(Problem to solve): Without the pictures, set down every line of the data exactly.

** begin Data block **

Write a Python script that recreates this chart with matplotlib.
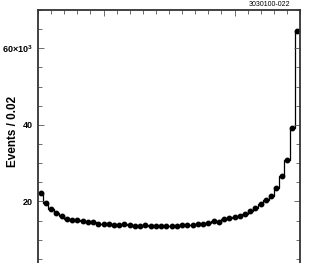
import numpy as np
import matplotlib
matplotlib.use('Agg')
import matplotlib.pyplot as plt
from matplotlib.ticker import MultipleLocator, FixedLocator, FixedFormatter

# events per 0.02 bin (thousands), 50 bins from 0 to 1
counts = [22.1, 19.7, 18.0, 16.9, 16.2, 15.4, 15.2, 15.1, 14.8, 14.7,
          14.6, 14.2, 14.2, 14.1, 13.9, 13.9, 14.05, 13.9, 13.5, 13.7,
          13.8, 13.5, 13.6, 13.6, 13.6, 13.5, 13.7, 13.9, 13.9, 13.9,
          14.05, 14.05, 14.4, 14.9, 14.7, 15.35, 15.6, 15.9, 16.2, 16.7,
          17.6, 18.3, 19.3, 20.4, 21.5, 23.6, 26.6, 30.7, 39.1, 64.6]
bin_width = 0.02
y_ticks = [20, 40, 60]
y_labels = ['20', '40', r'60$\times$10$^{3}$']
tag = '3030100-022'

edges = np.arange(len(counts) + 1) * bin_width
centers = edges[:-1] + bin_width / 2

plt.rcParams['font.family'] = ['Liberation Sans', 'DejaVu Sans']
plt.rcParams['mathtext.fontset'] = 'custom'
plt.rcParams['mathtext.rm'] = 'Liberation Sans:bold'

fig = plt.figure(figsize=(3.13, 2.63), dpi=100)
ax = fig.add_axes([38 / 313, -15 / 263, 262 / 313, 268 / 263])

ax.stairs(counts, edges, baseline=None, color='black', linewidth=0.9)
ax.plot(centers, counts, 'o', color='black', markersize=3.2)

ax.set_xlim(0, 1)
ax.set_ylim(0, 70)

ax.yaxis.set_major_locator(FixedLocator(y_ticks))
ax.yaxis.set_major_formatter(FixedFormatter(y_labels))
ax.yaxis.set_minor_locator(MultipleLocator(5))
ax.xaxis.set_major_locator(FixedLocator([0.25, 0.75]))
ax.xaxis.set_minor_locator(MultipleLocator(0.05))

ax.tick_params(which='both', direction='in', top=True, right=True, bottom=False,
               labelbottom=False, color='#555555', width=0.6)
ax.tick_params(which='major', length=4.5, labelsize=6.5, pad=3.5)
ax.tick_params(which='minor', length=3)
for lab in ax.get_yticklabels():
    lab.set_fontweight('bold')

for sp in ax.spines.values():
    sp.set_linewidth(1.3)
    sp.set_color('#333333')

fig.text(13 / 313, 1 - 131 / 263, 'Events / 0.02', rotation=90, fontsize=8.5,
         fontweight='bold', ha='center', va='center')

fig.text(290 / 313, 1 - 5 / 263, tag, fontsize=5, ha='right', va='center')

fig.savefig('out.png', dpi=100)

** end Data block **

(Complete response):
Write a Python script that recreates this chart with matplotlib.
import numpy as np
import matplotlib
matplotlib.use('Agg')
import matplotlib.pyplot as plt
from matplotlib.ticker import MultipleLocator, FixedLocator, FixedFormatter

# events per 0.02 bin (thousands), 50 bins from 0 to 1
counts = [22.1, 19.7, 18.0, 16.9, 16.2, 15.4, 15.2, 15.1, 14.8, 14.7,
          14.6, 14.2, 14.2, 14.1, 13.9, 13.9, 14.05, 13.9, 13.5, 13.7,
          13.8, 13.5, 13.6, 13.6, 13.6, 13.5, 13.7, 13.9, 13.9, 13.9,
          14.05, 14.05, 14.4, 14.9, 14.7, 15.35, 15.6, 15.9, 16.2, 16.7,
          17.6, 18.3, 19.3, 20.4, 21.5, 23.6, 26.6, 30.7, 39.1, 64.6]
bin_width = 0.02
y_ticks = [20, 40, 60]
y_labels = ['20', '40', r'60$\times$10$^{3}$']
tag = '3030100-022'

edges = np.arange(len(counts) + 1) * bin_width
centers = edges[:-1] + bin_width / 2

plt.rcParams['font.family'] = ['Liberation Sans', 'DejaVu Sans']
plt.rcParams['mathtext.fontset'] = 'custom'
plt.rcParams['mathtext.rm'] = 'Liberation Sans:bold'

fig = plt.figure(figsize=(3.13, 2.63), dpi=100)
ax = fig.add_axes([38 / 313, -15 / 263, 262 / 313, 268 / 263])

ax.stairs(counts, edges, baseline=None, color='black', linewidth=0.9)
ax.plot(centers, counts, 'o', color='black', markersize=3.2)

ax.set_xlim(0, 1)
ax.set_ylim(0, 70)

ax.yaxis.set_major_locator(FixedLocator(y_ticks))
ax.yaxis.set_major_formatter(FixedFormatter(y_labels))
ax.yaxis.set_minor_locator(MultipleLocator(5))
ax.xaxis.set_major_locator(FixedLocator([0.25, 0.75]))
ax.xaxis.set_minor_locator(MultipleLocator(0.05))

ax.tick_params(which='both', direction='in', top=True, right=True, bottom=False,
               labelbottom=False, color='#555555', width=0.6)
ax.tick_params(which='major', length=4.5, labelsize=6.5, pad=3.5)
ax.tick_params(which='minor', length=3)
for lab in ax.get_yticklabels():
    lab.set_fontweight('bold')

for sp in ax.spines.values():
    sp.set_linewidth(1.3)
    sp.set_color('#333333')

fig.text(13 / 313, 1 - 131 / 263, 'Events / 0.02', rotation=90, fontsize=8.5,
         fontweight='bold', ha='center', va='center')

fig.text(290 / 313, 1 - 5 / 263, tag, fontsize=5, ha='right', va='center')

fig.savefig('out.png', dpi=100)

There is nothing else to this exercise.